Mayra Wojciechowicz
Drodzy, oto podsumowanie tego co udało nam się zdziałać i dokąd trafiły pieniądze:
1 tys pln został przekazany do gminy tatarskiej wraz z ciepłymi ubraniami, butami i kocami . Gmina pomaga na miejscu ale nie możemy pisać w szczegółach jak. Za przekazane środki zostały zakupione podpaski i pieluchy oraz jedzenie bo to akurat w tym miejscu było najbardziej potrzebne na tą chwilę.
1 tys trafił do aktywisty działającego bezpośrednio na terenie sw, na bieżące potrzeby, paliwo itd
za 2 tys zostały zrobione zakupy spożywcze dla aktywistów z grupy granica -to jedzenie zarówno dla samych aktywistów jak i produkty z których gotują ciepłe posiłki zanoszone do lasu.
Dodatkowo 1 tys przekazałyśmy aktywistom z grupy Granica na paliwo.
Ponadto kupiłyśmy i przekazałyśmy
płachty biwakowe które mogą ochronić przed deszczem do 10 osób
nosidełka dla dzieci
szybki kurs "opieka nad dzieckiem w sytuacji ekstremalnej " który przeprowadziła będąca mamą dwójki Maja (wielu działających na miejscu aktywistów to osoby młode bez dzieci.)
Do Fundacji Ocalenie trafiła żywność i leki oraz pomoc naszych rąk:
(dostarczenie zupy od osoby z innej miejscowości,
posegregowanie rzeczy ze zbiórek (ubrań, leków, środków czystości )
napalenie w piecach żeby aktywiści z interwencji wrócili nad ranem do ciepłego domu, ogarnięcie zakupów i takie tam.
Mamy zdjęcia rzeczy, akcji i paragonów gdyby ktoś chciał ale niestety tutaj możemy zamieścić tylko jedno zdjęcie , wrzucamy zdjęcie połowy zakupów jakie zrobiłyśmy dla aktywistów Grupy Granica.
Niniejszym zamykamy zbiórkę, środki które wpłynęły dzisiaj dodamy do profilowanej zbiórki na kolejne płachty biwakowe i power banki którą uruchomimy dzisiaj.
wybaczcie chaotyczne pisanie ale dopiero wróciłam z granicy i jeszcze odsypiam.
Bardzo, bardzo Wam dziękujemy, dzięki Wam możliwe było niesienie realnej pomocy aktywistom i osobom uchodźczym.

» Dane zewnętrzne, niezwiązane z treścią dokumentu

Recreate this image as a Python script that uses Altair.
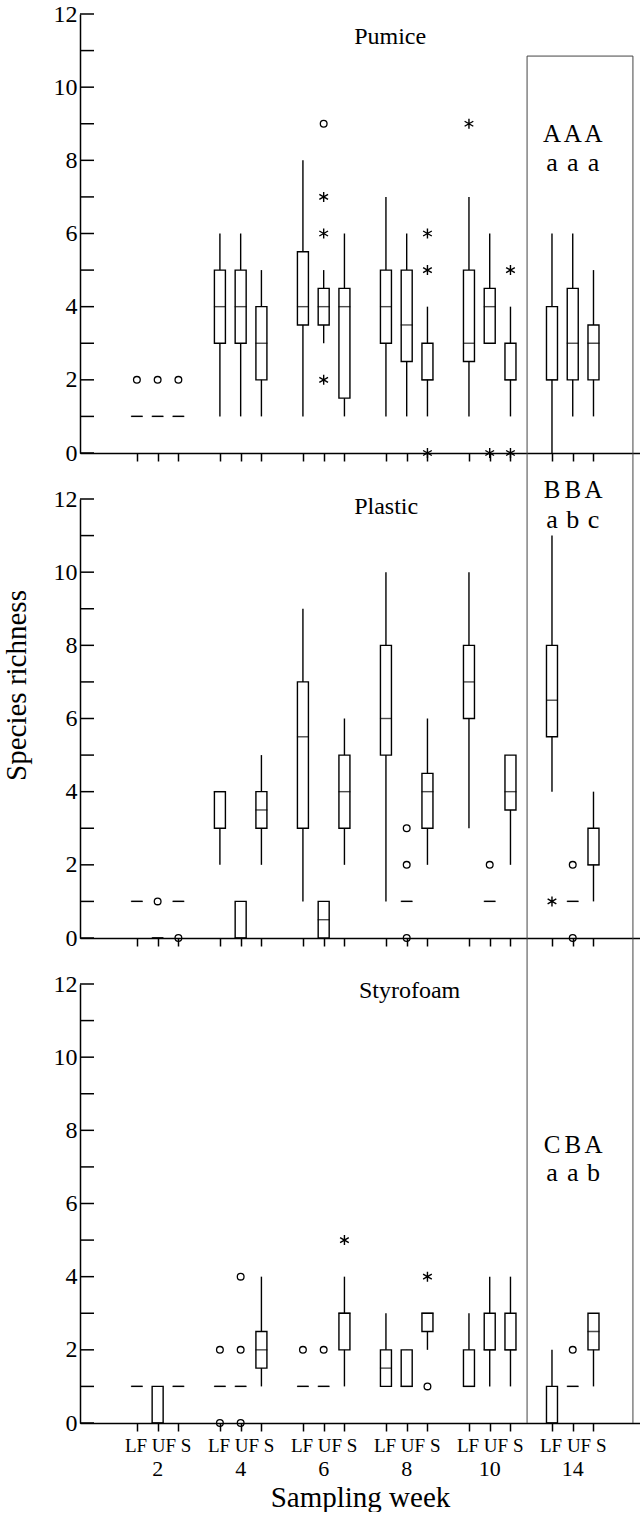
import altair as alt
import pandas as pd

# ---------------- data ----------------
weeks = [2, 4, 6, 8, 10, 14]
fractions = ["LF", "UF", "S"]
materials = ["Pumice", "Plastic", "Styrofoam"]

# [low whisker, Q1, median, Q3, high whisker]; order: LF, UF, S for each week
pumice_stats = [
    [1, 1, 1, 1, 1], [1, 1, 1, 1, 1], [1, 1, 1, 1, 1],
    [1, 3, 4, 5, 6], [1, 3, 4, 5, 6], [1, 2, 3, 4, 5],
    [1, 3.5, 4, 5.5, 8], [3, 3.5, 4, 4.5, 5], [1, 1.5, 4, 4.5, 6],
    [1, 3, 4, 5, 7], [1, 2.5, 3.5, 5, 6], [1, 2, 2, 3, 4],
    [1, 2.5, 3, 5, 7], [3, 3, 4, 4.5, 6], [1, 2, 2, 3, 4],
    [0, 2, 2, 4, 6], [1, 2, 3, 4.5, 6], [1, 2, 3, 3.5, 5],
]
plastic_stats = [
    [1, 1, 1, 1, 1], [0, 0, 0, 0, 0], [1, 1, 1, 1, 1],
    [2, 3, 4, 4, 4], [0, 0, 0, 1, 1], [2, 3, 3.5, 4, 5],
    [1, 3, 5.5, 7, 9], [0, 0, 0.5, 1, 1], [2, 3, 4, 5, 6],
    [1, 5, 6, 8, 10], [1, 1, 1, 1, 1], [2, 3, 4, 4.5, 6],
    [3, 6, 7, 8, 10], [1, 1, 1, 1, 1], [2, 3.5, 4, 5, 5],
    [4, 5.5, 6.5, 8, 11], [1, 1, 1, 1, 1], [1, 2, 2, 3, 4],
]
styrofoam_stats = [
    [1, 1, 1, 1, 1], [0, 0, 0, 1, 1], [1, 1, 1, 1, 1],
    [1, 1, 1, 1, 1], [1, 1, 1, 1, 1], [1, 1.5, 2, 2.5, 4],
    [1, 1, 1, 1, 1], [1, 1, 1, 1, 1], [1, 2, 3, 3, 4],
    [1, 1, 1.5, 2, 3], [1, 1, 1, 2, 2], [2, 2.5, 3, 3, 3],
    [1, 1, 1, 2, 3], [1, 2, 2, 3, 4], [1, 2, 2, 3, 4],
    [0, 0, 0, 1, 2], [1, 1, 1, 1, 1], [1, 2, 2.5, 3, 3],
]

# outliers: (week, fraction, value)
pumice_circles = [(2, "LF", 2), (2, "UF", 2), (2, "S", 2), (6, "UF", 9)]
pumice_stars = [(6, "UF", 7), (6, "UF", 6), (6, "UF", 2), (8, "S", 6), (8, "S", 5),
                (8, "S", 0), (10, "LF", 9), (10, "UF", 0), (10, "S", 5), (10, "S", 0)]
plastic_circles = [(2, "UF", 1), (2, "S", 0), (8, "UF", 3), (8, "UF", 2), (8, "UF", 0),
                   (10, "UF", 2), (14, "UF", 2), (14, "UF", 0)]
plastic_stars = [(14, "LF", 1)]
styrofoam_circles = [(4, "LF", 2), (4, "LF", 0), (4, "UF", 4), (4, "UF", 2), (4, "UF", 0),
                     (6, "LF", 2), (6, "UF", 2), (8, "S", 1), (14, "UF", 2)]
styrofoam_stars = [(6, "S", 5), (8, "S", 4)]

letters_upper = [["A", "A", "A"], ["B", "B", "A"], ["C", "B", "A"]]
letters_lower = [["a", "a", "a"], ["a", "b", "c"], ["a", "a", "b"]]

y_ticks = list(range(0, 13))
y_labels = list(range(0, 13, 2))

# ---------------- layout ----------------
W, H, GAP = 560, 439, 46
X_MAX = 26.5
FONT = "Liberation Serif, Times New Roman, Times, serif"
upper_y = [8.51, 12.04, 7.38]
lower_y = [7.71, 11.22, 6.62]
title_xy = [(12.97, 11.19), (12.97, 11.6), (13.2, 11.63)]
RECT_L, RECT_R, RECT_TOP = 21.3, 26.4, 10.85
STAR = "M0,-1L0,1M-0.87,-0.5L0.87,0.5M-0.87,0.5L0.87,-0.5"


def pos(week, frac):
    return 2.5 + 4 * weeks.index(week) + fractions.index(frac)


xvals = [pos(w, f) for w in weeks for f in fractions]
all_stats = [pumice_stats, plastic_stats, styrofoam_stats]
all_circles = [pumice_circles, plastic_circles, styrofoam_circles]
all_stars = [pumice_stars, plastic_stars, styrofoam_stars]

xs = alt.Scale(domain=[0, X_MAX], nice=False, zero=False)
ys = alt.Scale(domain=[0, 12], nice=False)

label_expr = ("((datum.value - 2.5) % 4) == 1 ? '" + " ".join(fractions) + "' : ''")


def make_panel(mi):
    bottom = mi == 2
    stats = all_stats[mi]
    box_df = pd.DataFrame([
        {"pos": pos(w, f), "lo": s[0], "q1": s[1], "med": s[2], "q3": s[3], "hi": s[4]}
        for (w, f), s in zip([(w, f) for w in weeks for f in fractions], stats)
    ])
    circ_df = pd.DataFrame([{"pos": pos(w, f), "v": v} for w, f, v in all_circles[mi]])
    star_df = pd.DataFrame([{"pos": pos(w, f), "v": v} for w, f, v in all_stars[mi]])
    up_df = pd.DataFrame({"pos": [pos(14, f) for f in fractions], "t": letters_upper[mi],
                          "y": [upper_y[mi]] * 3})
    lo_df = pd.DataFrame({"pos": [pos(14, f) for f in fractions], "t": letters_lower[mi],
                          "y": [lower_y[mi]] * 3})
    tdf = pd.DataFrame({"x": [title_xy[mi][0]], "y": [title_xy[mi][1]], "t": [materials[mi]]})
    tick_df = pd.DataFrame({"v": y_ticks})
    rect_df = pd.DataFrame({"x": [RECT_L, RECT_R], "top": [RECT_TOP, RECT_TOP]})

    xkw = dict(values=xvals, grid=False, ticks=True, tickSize=8, domain=True)
    if bottom:
        xkw.update(labels=True, labelExpr=label_expr, labelFontSize=19, labelPadding=5,
                   labelOverlap=False, labelFlush=False, labelBound=False,
                   labelFont=FONT, titleFont=FONT,
                   title="Sampling week", titleFontSize=29, titleY=83,
                   titleBaseline="alphabetic", titleFontWeight="normal")
    else:
        xkw.update(labels=False, title=None)
    xax = alt.Axis(**xkw)

    ykw = dict(values=y_labels, ticks=False, grid=False, labelFontSize=24, labelPadding=3,
               domain=True, labelFont=FONT)
    if mi == 1:
        ykw.update(title="Species richness", titleFontSize=29, titleX=-55, titleY=186,
                   titleAngle=270, titleBaseline="alphabetic", titleAlign="center",
                   titleFontWeight="normal", titleFont=FONT)
    else:
        ykw.update(title=None)
    yax = alt.Axis(**ykw)

    X = lambda f: alt.X(f, scale=xs, axis=xax)
    Y = lambda f: alt.Y(f, scale=ys, axis=yax)

    layers = []
    # inward y ticks
    layers.append(alt.Chart(tick_df).mark_rule(color="black", strokeWidth=1.5).encode(
        y=Y("v:Q"), x=alt.value(0), x2=alt.value(14)))
    # highlight rectangle around week 14 (continuous across panels)
    if mi == 0:
        layers.append(alt.Chart(rect_df).mark_rule(color="#444", strokeWidth=1).encode(
            x=X("x:Q"), y=Y("top:Q"), y2=alt.value(H + GAP)))
        layers.append(alt.Chart(rect_df.iloc[:1]).mark_rule(color="#444", strokeWidth=1).encode(
            x=X("x:Q"), x2=alt.datum(RECT_R), y=Y("top:Q")))
    elif mi == 1:
        layers.append(alt.Chart(rect_df).mark_rule(color="#444", strokeWidth=1).encode(
            x=X("x:Q"), y=alt.value(0), y2=alt.value(H + GAP)))
    else:
        layers.append(alt.Chart(rect_df).mark_rule(color="#444", strokeWidth=1).encode(
            x=X("x:Q"), y=alt.value(0), y2=alt.value(H)))
    # whiskers
    layers.append(alt.Chart(box_df).mark_rule(color="black", strokeWidth=1.4).encode(
        x=X("pos:Q"), y=Y("lo:Q"), y2="hi:Q"))
    # boxes
    layers.append(alt.Chart(box_df).mark_bar(size=11, fill="white", stroke="black",
                                             strokeWidth=1.4).encode(
        x=X("pos:Q"), y=Y("q1:Q"), y2="q3:Q"))
    # medians
    layers.append(alt.Chart(box_df).mark_tick(orient="horizontal", size=12, thickness=1.4,
                                              color="black").encode(
        x=X("pos:Q"), y=Y("med:Q")))
    # outliers
    if len(circ_df):
        layers.append(alt.Chart(circ_df).mark_point(shape="circle", filled=False, size=45,
                                                    color="black", strokeWidth=1.3,
                                                    opacity=1).encode(
            x=X("pos:Q"), y=Y("v:Q")))
    if len(star_df):
        layers.append(alt.Chart(star_df).mark_point(shape=STAR, filled=False, size=100,
                                                    color="black", strokeWidth=1.4,
                                                    opacity=1).encode(
            x=X("pos:Q"), y=Y("v:Q")))
    # significance letters
    layers.append(alt.Chart(up_df).mark_text(fontSize=25, baseline="alphabetic", font=FONT,
                                             color="black").encode(
        x=X("pos:Q"), y=Y("y:Q"), text="t:N"))
    layers.append(alt.Chart(lo_df).mark_text(fontSize=26, baseline="alphabetic", font=FONT,
                                             color="black").encode(
        x=X("pos:Q"), y=Y("y:Q"), text="t:N"))
    # panel title
    layers.append(alt.Chart(tdf).mark_text(fontSize=24, align="left", baseline="alphabetic",
                                           font=FONT, color="black").encode(
        x=X("x:Q"), y=Y("y:Q"), text="t:N"))
    # week numbers under the bottom axis
    if bottom:
        wdf = pd.DataFrame({"pos": [pos(w, "UF") for w in weeks], "t": [str(w) for w in weeks]})
        layers.append(alt.Chart(wdf).mark_text(fontSize=22, baseline="alphabetic", font=FONT,
                                               color="black").encode(
            x=X("pos:Q"), y=alt.value(H + 53), text="t:N"))

    return alt.layer(*layers).properties(width=W, height=H)


panels = [make_panel(i) for i in range(3)]

chart = alt.vconcat(*panels, spacing=GAP, bounds="flush").properties(
    padding={"left": 2, "top": 2, "right": 0, "bottom": 0}
).configure(font=FONT).configure_view(stroke=None).configure_axis(
    domainColor="black", domainWidth=1.5, tickColor="black", tickWidth=1.5,
    labelColor="black", titleColor="black"
)

chart.save("out.html", embed_options={"renderer": "svg", "actions": False})
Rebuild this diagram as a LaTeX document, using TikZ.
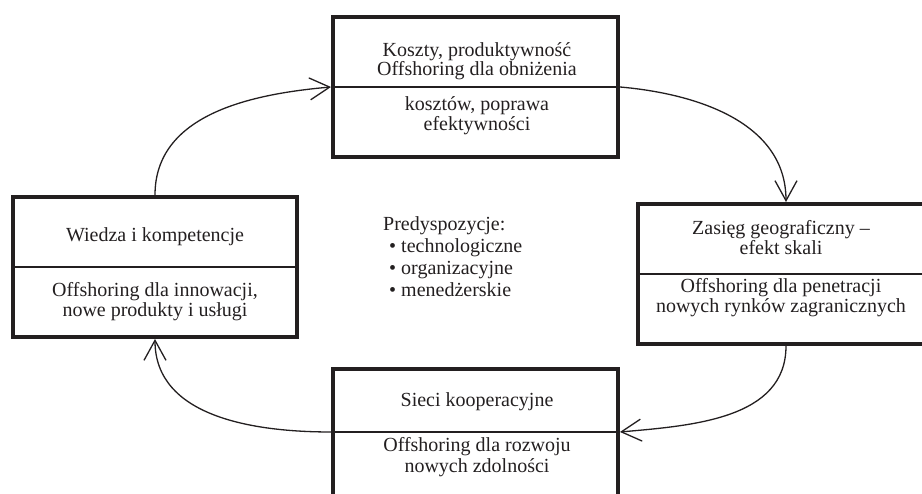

Spędziłyśmy pod granicą czas od północy w czwartek do południa w poniedziałek, przejechałyśmy 2000 kilometrów, byłyśmy na interwencjach w lesie, poznałyśmy wiele osób działających na miejscu zarówno w ramach organizacji jak i na własną rękę, rozpoznałyśmy potrzeby poszczególnych miejsc i grup i teraz działamy dalej!